The validity of sequential loss provisions has not been addressed in New Jersey, although in one decision, we made reference to such a provision and suggested that we would find it enforceable, as not violative of public policy. See Simonetti, supra, 372 N.J. Super. at 431. There, in the context of a mold claim allegedly caused by poor workmanship on the part of the builder, we stated:
The fact that two or more identifiable causes one a covered event and one excluded may contribute to a single property loss does not necessarily bar coverage.

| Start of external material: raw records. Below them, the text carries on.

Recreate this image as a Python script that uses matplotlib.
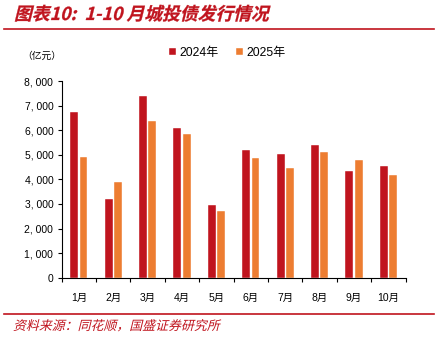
import numpy as np
import matplotlib
matplotlib.use("Agg")
import matplotlib.pyplot as plt
from matplotlib.lines import Line2D
from matplotlib.ticker import FuncFormatter
from matplotlib.textpath import TextPath
from matplotlib.patches import PathPatch
from matplotlib.font_manager import FontProperties
from matplotlib.transforms import Affine2D

plt.rcParams['font.family'] = ['Liberation Sans', 'Noto Sans CJK SC', 'DejaVu Sans']

months = ["1月", "2月", "3月", "4月", "5月", "6月", "7月", "8月", "9月", "10月"]
issue_2024 = [6730, 3200, 7400, 6080, 2940, 5190, 5050, 5380, 4360, 4540]
issue_2025 = [4900, 3880, 6380, 5840, 2710, 4850, 4460, 5110, 4800, 4160]

c24 = "#C0141E"
c25 = "#ED7D31"
red = "#C0141E"

fig = plt.figure(figsize=(4.39, 3.42), dpi=100)
ax = fig.add_axes([0.1405, 0.188, 0.7835, 0.575])


def slanted_text(s, x_px, y_px, size, color, weight="normal", lw=0.2):
    # fake italic: shear the glyph outlines
    fp = FontProperties(family="Noto Sans CJK SC", weight=weight)
    tp = TextPath((0, 0), s, size=size, prop=fp)
    tr = Affine2D().skew_deg(14, 0).scale(1 / 72.0).translate(x_px / 100.0, y_px / 100.0) + fig.dpi_scale_trans
    fig.add_artist(PathPatch(tp, transform=tr, facecolor=color, edgecolor=color, linewidth=lw))


x = np.arange(len(months))
w = 0.23
ax.bar(x - w / 2 - 0.02, issue_2024, w, color=c24, edgecolor="white", linewidth=0.3, label="2024年")
ax.bar(x + w / 2 + 0.02, issue_2025, w, color=c25, edgecolor="white", linewidth=0.3, label="2025年")

ax.set_xlim(-0.5, len(months) - 0.5)
ax.set_ylim(0, 8000)
ax.set_yticks(range(0, 8001, 1000))
ax.yaxis.set_major_formatter(FuncFormatter(lambda v, p: "{:,}".format(int(v)).replace(",", ", ")))
ax.set_xticks(np.arange(-0.5, len(months), 1))
ax.set_xticklabels([])
ax.set_xticks(x, minor=True)
ax.set_xticklabels(months, minor=True)
ax.tick_params(axis="x", which="minor", length=0, pad=11, labelsize=7.5)
ax.tick_params(axis="x", which="major", length=3, direction="out", width=0.8)
ax.tick_params(axis="y", length=3, direction="out", width=0.8, labelsize=7.5, pad=3)
for s in ["top", "right"]:
    ax.spines[s].set_visible(False)
for s in ["left", "bottom"]:
    ax.spines[s].set_linewidth(0.8)

ax.legend(loc="upper left", bbox_to_anchor=(0.28, 1.23), ncol=2, frameon=False,
          fontsize=8.7, handlelength=0.6, handleheight=0.6, handletextpad=0.3, columnspacing=1.4)

fig.text(0.05, 0.838, "（亿元）", fontsize=7, family=['Noto Sans CJK SC'], va="center")

slanted_text("图表10:  1-10 月城投债发行情况", 14, 342 - 20, 12.8, red, weight="bold")
fig.add_artist(Line2D([0.01, 0.988], [0.916, 0.916], color=red, linewidth=1.2))
fig.add_artist(Line2D([0.01, 0.988], [0.081, 0.081], color=red, linewidth=1.2))
slanted_text("资料来源：同花顺，国盛证券研究所", 13, 342 - 330, 9.3, red, lw=0)

fig.savefig("out.png", dpi=100)
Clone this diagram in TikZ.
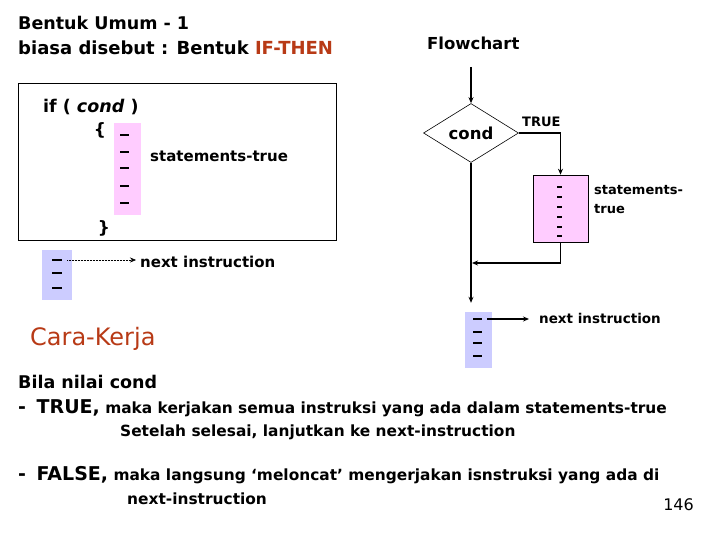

In the first place, the Selective policy does not contain an anti-concurrent or anti-sequential clause in Exclusion 2a dealing with faulty design, workmanship and maintenance, which would exclude coverage when a prescribed excluded peril, alongside a covered peril, either simultaneously or sequentially, causes damage to the insured. See Assurance Co. of America, Inc. v. Jay-Mar, Inc., 38 F. Supp.2d 349, 352-354 (D.N.J. 1999). Significantly, however, Selective did include such an anti-sequential and anti-concurrent clause in Exclusion 1 for Earth Movement, etc., evidencing a clear intention to bar coverage in the latter, but not the former.
In the portion of the Jay-Mar decision to which we made reference in Simonetti, the federal district court discussed public policy objections to such clauses and, after recognizing the lack of statutory or judicial prohibitions against their existence in New Jersey and determining that the majority of the courts construing those clauses had found them enforceable, the court ruled:
Because the New Jersey Supreme Court has not given this Court reason to believe otherwise, this Court finds that New Jersey would follow the majority rule regarding loss due to sequential causes: there is no violation of public policy when parties to an insurance contract agree that there will be no coverage for loss due to sequential causes even where the first or the last cause is an included cause of loss.
[Assurance Co. of Am. v. Jay-Mar, 38 F. Supp.2d 349, 354 (D.N.J. 1999).]
Plaintiffs have offered no argument to the contrary. As a result, we find the anti-sequential clause contained in State Farm's policy enforceable as not contrary to public policy particularly since another policy rider restored limited coverage for the risk.
We find no evidence in the record of structural damage attributable solely to water infiltration. Further, we discern nothing in the record that would suggest that compensation remained unpaid for any of plaintiffs' damages that were attributable only to water infiltration. As a consequence, we agree with the trial judge that no factual basis had been asserted that would have permitted an amendment to plaintiffs' complaint. We affirm his denial of that relief.
Moreover, it is not clear that the contractor would have been qualified to render such an opinion.